What to Know About Your Formulary Drug List

Medically Reviewed by Joshua Conrad, PharmD on November 21, 2023
4 min read

Your health insurance plan includes a list called a formulary -- a directory of the drugs it covers. If you've ever been stunned at how much it cost you to fill a prescription, it’s possible that medication wasn't on your formulary.

The formulary is also called a preferred drug list (PDL). At first glance, you may think you need a decoder ring to figure it out. But understanding your PDL can help you pay the lowest price for the drugs you need.

Your plan’s list is created by a committee made up of doctors and pharmacists. The group works together to make sure the formulary is based on safety, effectiveness, and overall value, says Louise Norris, a licensed insurance broker and analyst for healthinsurance.org.

A PDL categorizes drugs into tiers, usually three to five of them, based on how much they cost you. Drugs on Tier 1 are the cheapest and are often generic versions of brand-name drugs that are in higher, more expensive, tiers, Norris says.   

Your insurance plan may not cover every possible medication. It depends on whether your PDL is open or closed.

With an open formulary, your health plan covers any drug approved by the FDA. “Any drug imaginable is on some tier. Worst-case scenario is the most expensive drugs are on the highest tiers,” says Michael Botta, PhD, co-founder of the direct-to-patient health care company Sesame. 

Many commercial plans are open or very close to it, he says.

With a closed formulary, “there are some medications that are on none of the tiers and so are not subject to your medication benefits,” Botta says.

A third of Americans use Medicaid, state-funded health insurance for those with low incomes, he says. Most of those plans have closed formularies.

Go to your insurance plan’s website and search for it. It might be under a tab like “find drugs” or “covered medications.” The formulary may list drugs:

  • Alphabetically
  • By tier
  • By type of drug
  • By medical condition they treat

If you can’t find a drug you're looking for, call the number on your insurance card for information, Botta says.

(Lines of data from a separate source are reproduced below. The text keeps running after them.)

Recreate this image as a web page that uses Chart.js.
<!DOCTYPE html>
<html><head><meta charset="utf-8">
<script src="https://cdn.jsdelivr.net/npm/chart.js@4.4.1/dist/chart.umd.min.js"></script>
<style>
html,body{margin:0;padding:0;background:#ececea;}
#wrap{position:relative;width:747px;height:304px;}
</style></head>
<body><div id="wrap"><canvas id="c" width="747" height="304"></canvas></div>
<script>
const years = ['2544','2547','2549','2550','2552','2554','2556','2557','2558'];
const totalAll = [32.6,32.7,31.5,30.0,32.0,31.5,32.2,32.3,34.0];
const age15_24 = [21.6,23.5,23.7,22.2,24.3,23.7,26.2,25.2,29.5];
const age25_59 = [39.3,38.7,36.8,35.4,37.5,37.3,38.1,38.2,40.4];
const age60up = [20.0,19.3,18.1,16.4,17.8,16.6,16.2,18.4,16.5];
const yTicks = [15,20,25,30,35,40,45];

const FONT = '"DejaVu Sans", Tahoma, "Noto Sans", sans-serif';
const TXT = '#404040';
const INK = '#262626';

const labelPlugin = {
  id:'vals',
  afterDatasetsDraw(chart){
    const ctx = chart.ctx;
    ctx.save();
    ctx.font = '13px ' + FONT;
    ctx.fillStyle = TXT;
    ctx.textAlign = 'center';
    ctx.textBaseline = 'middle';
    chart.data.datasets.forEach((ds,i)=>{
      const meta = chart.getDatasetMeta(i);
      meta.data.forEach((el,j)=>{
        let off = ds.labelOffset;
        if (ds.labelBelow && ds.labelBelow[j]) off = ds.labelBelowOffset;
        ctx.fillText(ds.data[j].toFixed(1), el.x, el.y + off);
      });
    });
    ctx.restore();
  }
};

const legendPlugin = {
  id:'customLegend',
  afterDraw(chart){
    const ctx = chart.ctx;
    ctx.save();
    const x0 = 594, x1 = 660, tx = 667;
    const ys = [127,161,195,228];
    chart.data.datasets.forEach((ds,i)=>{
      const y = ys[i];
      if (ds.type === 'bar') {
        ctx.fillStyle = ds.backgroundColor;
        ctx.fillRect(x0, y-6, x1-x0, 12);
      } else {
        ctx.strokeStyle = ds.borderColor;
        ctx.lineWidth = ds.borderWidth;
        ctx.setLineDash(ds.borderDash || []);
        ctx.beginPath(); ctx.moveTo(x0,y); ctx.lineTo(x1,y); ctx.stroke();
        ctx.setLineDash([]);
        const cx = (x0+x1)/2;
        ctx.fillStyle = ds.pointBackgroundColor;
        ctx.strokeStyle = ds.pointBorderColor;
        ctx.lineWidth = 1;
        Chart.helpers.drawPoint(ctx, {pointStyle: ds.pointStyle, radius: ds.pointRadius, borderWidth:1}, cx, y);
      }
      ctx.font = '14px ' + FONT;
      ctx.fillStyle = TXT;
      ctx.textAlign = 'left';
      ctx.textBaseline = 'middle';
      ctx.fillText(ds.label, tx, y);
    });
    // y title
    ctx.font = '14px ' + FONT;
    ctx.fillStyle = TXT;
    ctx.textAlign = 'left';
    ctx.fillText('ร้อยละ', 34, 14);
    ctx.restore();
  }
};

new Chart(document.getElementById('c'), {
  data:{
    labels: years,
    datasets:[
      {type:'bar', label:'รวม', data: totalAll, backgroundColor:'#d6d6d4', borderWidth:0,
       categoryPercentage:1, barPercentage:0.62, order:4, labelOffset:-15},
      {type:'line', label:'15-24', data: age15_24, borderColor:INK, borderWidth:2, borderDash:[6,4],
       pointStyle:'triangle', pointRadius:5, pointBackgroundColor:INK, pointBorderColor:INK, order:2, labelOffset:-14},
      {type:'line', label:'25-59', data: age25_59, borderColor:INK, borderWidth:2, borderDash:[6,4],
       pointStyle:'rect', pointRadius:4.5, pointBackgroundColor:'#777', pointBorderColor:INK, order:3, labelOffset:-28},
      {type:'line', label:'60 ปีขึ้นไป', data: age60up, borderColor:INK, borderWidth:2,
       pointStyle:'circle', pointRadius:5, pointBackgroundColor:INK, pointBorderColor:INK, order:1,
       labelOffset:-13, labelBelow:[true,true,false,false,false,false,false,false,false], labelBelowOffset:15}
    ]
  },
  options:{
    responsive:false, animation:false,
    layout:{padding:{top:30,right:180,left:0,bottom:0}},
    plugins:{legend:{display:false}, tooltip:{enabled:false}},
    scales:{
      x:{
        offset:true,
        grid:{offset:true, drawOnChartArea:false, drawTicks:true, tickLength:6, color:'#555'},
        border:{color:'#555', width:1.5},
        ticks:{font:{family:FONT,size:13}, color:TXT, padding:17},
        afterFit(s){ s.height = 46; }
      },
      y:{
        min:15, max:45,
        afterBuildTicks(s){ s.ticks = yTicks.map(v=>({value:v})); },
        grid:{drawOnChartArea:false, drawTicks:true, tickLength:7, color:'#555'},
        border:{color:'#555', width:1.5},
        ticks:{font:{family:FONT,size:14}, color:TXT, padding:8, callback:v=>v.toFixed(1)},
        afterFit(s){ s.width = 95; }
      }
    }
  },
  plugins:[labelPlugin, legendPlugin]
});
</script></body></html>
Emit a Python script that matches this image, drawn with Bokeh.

“You might find that your health plan has an interactive formulary page that shows you covered alternatives if your medication isn’t on the formulary,” Norris says. It also may give you lower-tier alternatives if your medication is in a higher tier, she adds.

The PDL usually includes other important information about your coverage, including:

  • Prior Authorization (PA), or whether your plan requires you to get pre-approval to get a medication covered
  • Step Therapy (ST), which means you need to try cheaper drugs first to see if they work for your condition 
  • Quantity Limits (QL), when a drug is covered only for a certain number of refills or for a specific number of doses per day

Most formularies change at the start of each calendar year. Before you order your first refill of the year, check it to make sure your drugs are still on the list, if they’ve been replaced with generics, or if new ones you need are added.  

If you're thinking of changing your health insurance plan, check to see if all your family’s medications are on the formulary before making a decision. 

Norris says it’s common to have low, fixed-rate copays for Tier 1 drugs, but coinsurance (in which you pay a percentage of the cost) for top-tier drugs. To lower your costs, ask your doctor for a medication in a lower tier, if one is available.

You may wonder whether generics are as good as brand name medication. FDA-approved generics have the same ingredients and are as effective as their brand name counterparts. They’re cheaper because they don’t have to repeat expensive effectiveness and safety studies. There's also more market competition because many different generics may be available.

Make sure you share the most up-to-date formulary list with your doctor, especially if cost is a concern. Let them know that you want the lowest-cost option that will meet your needs, Botta suggests.

In some cases, you and your doctor may need to get creative. For example, an extended-release drug might not be covered while the standard release version of the same drug is. Your doctor could write a prescription for the covered medication that you then take at different times during the day. This can mimic the effect of a time-release medication.

If you need a drug that isn't on your health plan's list, your doctor can submit a formulary exception request for you. You might need to do this for several reasons, Norris says.

  • You're allergic to the alternatives that are on the formulary.
  • You've already tried alternatives on the PDL and they didn't work.
  • The drugs that are on the formulary could interact poorly with other medications you take.
  • The formulary drugs may cause problems due to other health conditions you have.

It usually takes a while for insurance plans to add newly approved drugs to their formularies. If your doctor thinks a brand-new drug is the best or only choice for your medical needs, they can file a formulary exception if your health plan hasn't yet started covering the new drug.

There is no guarantee your insurance provider will grant a formulary exception. If not, there's an appeal process. It starts with an internal appeal. If that doesn’t work, it can go to an external appeal -- one reviewed by a third party instead of your health plan.

This is sometimes an uphill battle, Botta says. He advises going to the website of the drug's manufacturer to look for discounts. Your pharmacist can suggest ways to save, too.